Pictures excluded, return the lines below from the first through the line holding "import matplotlib.colorbar as mcolorbar".
***** RAW DATA *****
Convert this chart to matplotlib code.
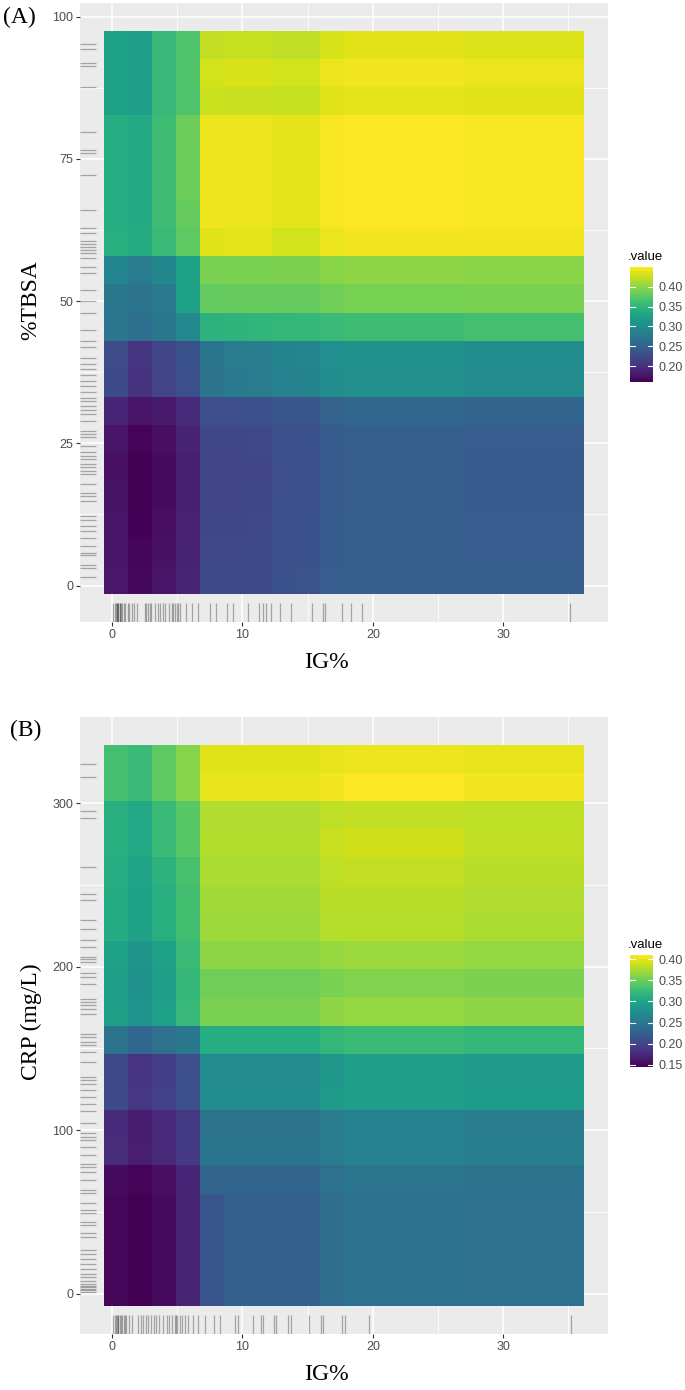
import numpy as np
import matplotlib
matplotlib.use("Agg")
import matplotlib.pyplot as plt
from matplotlib.colors import Normalize
import matplotlib.colorbar as mcolorbar

# ---------------- data ----------------
ig_grid = [0.31, 2.15, 3.99, 5.83, 7.67, 9.51, 11.35, 13.19, 15.03, 16.87,
           18.71, 20.55, 22.39, 24.23, 26.07, 27.91, 29.75, 31.59, 33.43, 35.27]
tbsa_grid = [1.0, 5.9, 10.9, 15.8, 20.8, 25.7, 30.7, 35.6, 40.6, 45.5,
             50.5, 55.4, 60.4, 65.3, 70.3, 75.2, 80.2, 85.1, 90.1, 95.0]
crp_grid = [1, 18, 35, 52, 70, 87, 104, 121, 138, 155,
            173, 190, 207, 224, 241, 258, 276, 293, 310, 327]

# partial dependence values, rows = tbsa_grid (bottom -> top), cols = ig_grid
value_A = [
    [0.177,0.166,0.175,0.189,0.224,0.224,0.225,0.232,0.233,0.244,0.247,0.247,0.247,0.247,0.247,0.245,0.245,0.245,0.245,0.245],
    [0.176,0.164,0.173,0.188,0.223,0.223,0.224,0.231,0.232,0.243,0.246,0.246,0.246,0.246,0.246,0.244,0.244,0.244,0.244,0.244],
    [0.175,0.162,0.171,0.187,0.222,0.222,0.223,0.231,0.232,0.243,0.246,0.246,0.246,0.246,0.246,0.244,0.244,0.244,0.244,0.244],
    [0.174,0.160,0.169,0.186,0.221,0.221,0.222,0.230,0.231,0.242,0.245,0.245,0.245,0.245,0.245,0.243,0.243,0.243,0.243,0.243],
    [0.172,0.160,0.168,0.186,0.220,0.220,0.221,0.230,0.231,0.242,0.245,0.245,0.245,0.245,0.245,0.243,0.243,0.243,0.243,0.243],
    [0.176,0.163,0.171,0.188,0.222,0.222,0.223,0.231,0.232,0.243,0.246,0.246,0.246,0.246,0.246,0.244,0.244,0.244,0.244,0.244],
    [0.190,0.175,0.180,0.195,0.230,0.230,0.231,0.236,0.238,0.250,0.256,0.256,0.256,0.256,0.256,0.253,0.253,0.253,0.253,0.253],
    [0.224,0.203,0.218,0.230,0.270,0.278,0.279,0.289,0.290,0.302,0.305,0.305,0.305,0.305,0.305,0.300,0.300,0.300,0.300,0.300],
    [0.226,0.205,0.219,0.232,0.272,0.279,0.280,0.290,0.291,0.303,0.306,0.306,0.306,0.306,0.306,0.301,0.301,0.301,0.301,0.301],
    [0.273,0.264,0.276,0.296,0.346,0.347,0.350,0.352,0.353,0.357,0.360,0.360,0.360,0.360,0.360,0.363,0.363,0.363,0.363,0.363],
    [0.276,0.270,0.278,0.325,0.380,0.381,0.381,0.382,0.382,0.386,0.390,0.390,0.390,0.390,0.390,0.392,0.392,0.392,0.392,0.392],
    [0.293,0.279,0.294,0.325,0.392,0.392,0.392,0.393,0.393,0.398,0.401,0.401,0.401,0.401,0.401,0.398,0.398,0.398,0.398,0.398],
    [0.343,0.337,0.357,0.378,0.436,0.438,0.438,0.430,0.430,0.441,0.445,0.445,0.445,0.445,0.445,0.445,0.445,0.445,0.445,0.445],
    [0.340,0.335,0.360,0.382,0.443,0.442,0.442,0.438,0.438,0.447,0.450,0.450,0.450,0.450,0.450,0.447,0.447,0.447,0.447,0.447],
    [0.340,0.335,0.360,0.385,0.443,0.442,0.442,0.438,0.438,0.447,0.450,0.450,0.450,0.450,0.450,0.447,0.447,0.447,0.447,0.447],
    [0.340,0.335,0.360,0.385,0.443,0.442,0.442,0.438,0.438,0.447,0.450,0.450,0.450,0.450,0.450,0.447,0.447,0.447,0.447,0.447],
    [0.340,0.335,0.360,0.385,0.442,0.442,0.442,0.438,0.438,0.447,0.450,0.450,0.450,0.450,0.450,0.447,0.447,0.447,0.447,0.447],
    [0.325,0.320,0.354,0.369,0.427,0.426,0.426,0.424,0.424,0.436,0.438,0.438,0.438,0.438,0.438,0.437,0.437,0.437,0.437,0.437],
    [0.325,0.320,0.354,0.370,0.430,0.432,0.432,0.430,0.430,0.441,0.444,0.444,0.444,0.444,0.444,0.441,0.441,0.441,0.441,0.441],
    [0.325,0.320,0.354,0.370,0.423,0.425,0.425,0.422,0.422,0.433,0.437,0.437,0.437,0.437,0.437,0.435,0.435,0.435,0.435,0.435],
]

# rows = crp_grid (bottom -> top), cols = ig_grid
value_B = [
    [0.150,0.145,0.153,0.171,0.214,0.225,0.225,0.225,0.225,0.238,0.245,0.245,0.245,0.245,0.245,0.243,0.243,0.243,0.243,0.243],
    [0.150,0.145,0.153,0.171,0.214,0.225,0.225,0.225,0.225,0.238,0.245,0.245,0.245,0.245,0.245,0.243,0.243,0.243,0.243,0.243],
    [0.150,0.145,0.153,0.171,0.214,0.225,0.225,0.225,0.225,0.238,0.245,0.245,0.245,0.245,0.245,0.243,0.243,0.243,0.243,0.243],
    [0.150,0.145,0.153,0.171,0.214,0.225,0.225,0.225,0.225,0.238,0.245,0.245,0.245,0.245,0.245,0.243,0.243,0.243,0.243,0.243],
    [0.153,0.148,0.155,0.172,0.230,0.230,0.230,0.230,0.230,0.243,0.248,0.248,0.248,0.248,0.248,0.246,0.246,0.246,0.246,0.246],
    [0.178,0.167,0.175,0.190,0.247,0.247,0.247,0.247,0.247,0.255,0.260,0.260,0.260,0.260,0.260,0.257,0.257,0.257,0.257,0.257],
    [0.177,0.166,0.174,0.190,0.246,0.246,0.246,0.246,0.246,0.254,0.259,0.259,0.259,0.259,0.259,0.256,0.256,0.256,0.256,0.256],
    [0.205,0.187,0.195,0.210,0.275,0.275,0.275,0.275,0.275,0.288,0.292,0.292,0.292,0.292,0.292,0.289,0.289,0.289,0.289,0.289],
    [0.203,0.185,0.193,0.209,0.272,0.272,0.272,0.272,0.272,0.286,0.291,0.291,0.291,0.291,0.291,0.288,0.288,0.288,0.288,0.288],
    [0.246,0.232,0.243,0.251,0.309,0.309,0.309,0.309,0.309,0.320,0.325,0.325,0.325,0.325,0.325,0.320,0.320,0.320,0.320,0.320],
    [0.294,0.282,0.295,0.323,0.357,0.357,0.357,0.357,0.357,0.365,0.367,0.367,0.367,0.367,0.367,0.365,0.365,0.365,0.365,0.365],
    [0.292,0.280,0.293,0.322,0.352,0.352,0.352,0.352,0.352,0.357,0.360,0.360,0.360,0.360,0.360,0.358,0.358,0.358,0.358,0.358],
    [0.296,0.283,0.296,0.325,0.365,0.365,0.365,0.365,0.365,0.368,0.370,0.370,0.370,0.370,0.370,0.367,0.367,0.367,0.367,0.367],
    [0.308,0.297,0.312,0.330,0.371,0.371,0.371,0.371,0.371,0.380,0.380,0.380,0.380,0.380,0.380,0.376,0.376,0.376,0.376,0.376],
    [0.308,0.297,0.312,0.330,0.373,0.373,0.373,0.373,0.373,0.383,0.383,0.383,0.383,0.383,0.383,0.378,0.378,0.378,0.378,0.378],
    [0.310,0.299,0.315,0.333,0.376,0.376,0.376,0.376,0.376,0.384,0.386,0.386,0.386,0.386,0.386,0.383,0.383,0.383,0.383,0.383],
    [0.312,0.304,0.325,0.341,0.379,0.379,0.379,0.379,0.379,0.388,0.391,0.391,0.391,0.391,0.391,0.385,0.385,0.385,0.385,0.385],
    [0.312,0.304,0.325,0.341,0.378,0.378,0.378,0.378,0.378,0.384,0.386,0.386,0.386,0.386,0.386,0.384,0.384,0.384,0.384,0.384],
    [0.331,0.325,0.344,0.362,0.400,0.400,0.400,0.400,0.400,0.405,0.410,0.410,0.410,0.410,0.410,0.405,0.405,0.405,0.405,0.405],
    [0.331,0.325,0.344,0.362,0.397,0.397,0.397,0.397,0.397,0.400,0.402,0.402,0.402,0.402,0.402,0.400,0.400,0.400,0.400,0.400],
]

# rug (training data) values
ig_rug_A = [0.1,0.2,0.3,0.4,0.4,0.5,0.5,0.6,0.6,0.7,0.8,0.9,1.0,1.2,1.3,1.5,1.7,1.9,2.5,2.6,2.8,2.9,3.0,
            3.3,3.5,3.7,3.9,4.1,4.4,4.6,4.7,4.8,5.0,5.1,5.2,5.7,6.1,6.6,7.5,8.0,8.8,9.3,10.4,11.3,11.6,
            11.8,12.2,12.9,13.75,15.3,16.2,16.3,17.6,18.3,19.2,35.1]
tbsa_rug = [95.2,94.3,91.8,91.4,87.6,79.8,76.5,76.1,72.1,66.0,62.9,62.0,60.5,60.0,59.5,59.0,58.5,57.5,56.0,
            55.0,52.0,50.0,48.0,45.0,43.0,42.0,40.0,39.0,38.0,37.0,36.0,35.0,34.0,33.0,32.5,31.5,30.8,30.2,
            29.0,27.2,26.7,26.1,24.6,23.4,22.8,22.2,21.3,20.8,20.2,19.6,17.8,16.3,15.7,14.9,12.2,11.6,10.4,
            9.6,8.4,6.9,5.7,5.4,3.7,3.1,1.6]
ig_rug_B = [0.1,0.2,0.3,0.4,0.5,0.5,0.6,0.7,0.8,0.9,1.0,1.1,1.3,1.5,2.0,2.2,2.4,2.6,2.8,3.0,3.2,3.4,3.6,
            3.9,4.2,4.4,4.6,4.8,4.9,5.0,5.2,5.4,5.6,5.85,6.2,6.6,7.1,7.8,8.3,9.4,9.7,10.85,11.4,11.6,12.4,
            12.6,13.5,13.7,15.1,16.0,16.2,17.6,17.9,19.7,35.2]
crp_rug = [324,316,295,291,261,244.5,241,228.6,223,216,212,206,204.5,202.7,196,193.5,189.6,180.4,178.4,
           176.4,174.3,171.3,159,157,154,152,147.9,141.8,132.6,130.5,128.5,124.4,120.4,116.3,111.6,104.1,
           98,95.9,93.9,89.8,84.7,79.6,77.6,74.5,69.5,63.3,61.3,55.2,51.1,49.1,44,42,36.9,34.8,26.7,24,
           21,18,15,12,10,8,6,5,4,3,2,1]

x_ticks = [0, 10, 20, 30]
y_ticks_A = [0, 25, 50, 75, 100]
y_ticks_B = [0, 100, 200, 300]
cbar_ticks_A = [0.20, 0.25, 0.30, 0.35, 0.40]
cbar_ticks_B = [0.15, 0.20, 0.25, 0.30, 0.35, 0.40]

# ---------------- drawing ----------------
W, H = 685, 1390
fig = plt.figure(figsize=(W / 100, H / 100), dpi=100)
SERIF = "Liberation Serif"
SANS = "Liberation Sans"
cmap = plt.get_cmap("viridis")


def edges(c):
    c = np.asarray(c, float)
    mid = (c[1:] + c[:-1]) / 2
    return np.concatenate([[c[0] - (mid[0] - c[0])], mid, [c[-1] + (c[-1] - mid[-1])]])


def px_axes(l, t, r, b):
    return fig.add_axes([l / W, 1 - b / H, (r - l) / W, (b - t) / H])


def ftext(x, y, s, **kw):
    return fig.text(x / W, 1 - y / H, s, **kw)


def panel(ax, xg, yg, vals, xrug, yrug, yticks, norm):
    ax.set_facecolor("#EBEBEB")
    xe, ye = edges(xg), edges(yg)
    ax.pcolormesh(xe, ye, np.asarray(vals), cmap=cmap, norm=norm, shading="flat",
                  edgecolors="none", antialiased=False, zorder=2)
    xr = xe[-1] - xe[0]
    yr = ye[-1] - ye[0]
    ax.set_xlim(xe[0] - 0.05 * xr, xe[-1] + 0.05 * xr)
    ax.set_ylim(ye[0] - 0.05 * yr, ye[-1] + 0.05 * yr)
    ax.vlines(xrug, 0, 0.03, transform=ax.get_xaxis_transform(), colors="black",
              alpha=0.3, linewidth=0.9, zorder=3)
    ax.hlines(yrug, 0, 0.03, transform=ax.get_yaxis_transform(), colors="black",
              alpha=0.3, linewidth=0.9, zorder=3)
    ax.set_xticks(x_ticks)
    ax.set_yticks(yticks)
    ax.set_xticks([5, 15, 25, 35], minor=True)
    ymin = [(a + b) / 2 for a, b in zip(yticks[:-1], yticks[1:])]
    ax.set_yticks(ymin, minor=True)
    ax.grid(True, which="major", color="white", linewidth=1.1, zorder=0)
    ax.grid(True, which="minor", color="white", linewidth=0.55, zorder=0)
    ax.set_axisbelow(True)
    for s in ax.spines.values():
        s.set_visible(False)
    ax.tick_params(which="major", length=3, width=0.8, color="#333333",
                   labelcolor="#4D4D4D", labelsize=9, pad=2)
    ax.tick_params(which="minor", length=0)
    for lab in ax.get_xticklabels() + ax.get_yticklabels():
        lab.set_fontfamily(SANS)


def legend(l, t, r, b, norm, ticks):
    cax = px_axes(l, t, r, b)
    cb = mcolorbar.ColorbarBase(cax, cmap=cmap, norm=norm, orientation="vertical")
    cb.outline.set_visible(False)
    cb.set_ticks(ticks)
    cb.set_ticklabels([f"{v:.2f}" for v in ticks])
    cax.tick_params(length=0, pad=4, labelsize=9, labelcolor="#4D4D4D")
    for lab in cax.get_yticklabels():
        lab.set_fontfamily(SANS)
    for v in ticks:
        cax.plot([0, 0.2], [v, v], color="white", lw=0.8, transform=cax.get_yaxis_transform())
        cax.plot([0.8, 1.0], [v, v], color="white", lw=0.8, transform=cax.get_yaxis_transform())
    ftext(l - 2, t - 4, ".value", fontsize=9.5, family=SANS, color="black",
          ha="left", va="bottom")


# Panel A
normA = Normalize(vmin=0.16, vmax=0.45)
axA = px_axes(80, 3, 608, 622)
panel(axA, ig_grid, tbsa_grid, value_A, ig_rug_A, tbsa_rug, y_ticks_A, normA)
legend(630, 267, 653, 382, normA, cbar_ticks_A)
ftext(3, 17, "(A)", family=SERIF, fontsize=17, ha="left", va="center")
ftext(326, 662, "IG%", family=SERIF, fontsize=17, ha="center", va="center")
ftext(31, 300, "%TBSA", family=SERIF, fontsize=17, ha="center", va="center", rotation=90)

# Panel B
normB = Normalize(vmin=0.145, vmax=0.41)
axB = px_axes(80, 717, 608, 1334)
panel(axB, ig_grid, crp_grid, value_B, ig_rug_B, crp_rug, y_ticks_B, normB)
legend(630, 955, 653, 1067, normB, cbar_ticks_B)
ftext(10, 730, "(B)", family=SERIF, fontsize=17, ha="left", va="center")
ftext(326, 1375, "IG%", family=SERIF, fontsize=17, ha="center", va="center")
ftext(31, 1022, "CRP (mg/L)", family=SERIF, fontsize=17, ha="center", va="center", rotation=90)

fig.savefig("out.png", dpi=100)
*****
#### WRITTEN SOLUTION
Convert this chart to matplotlib code.
import numpy as np
import matplotlib
matplotlib.use("Agg")
import matplotlib.pyplot as plt
from matplotlib.colors import Normalize
import matplotlib.colorbar as mcolorbar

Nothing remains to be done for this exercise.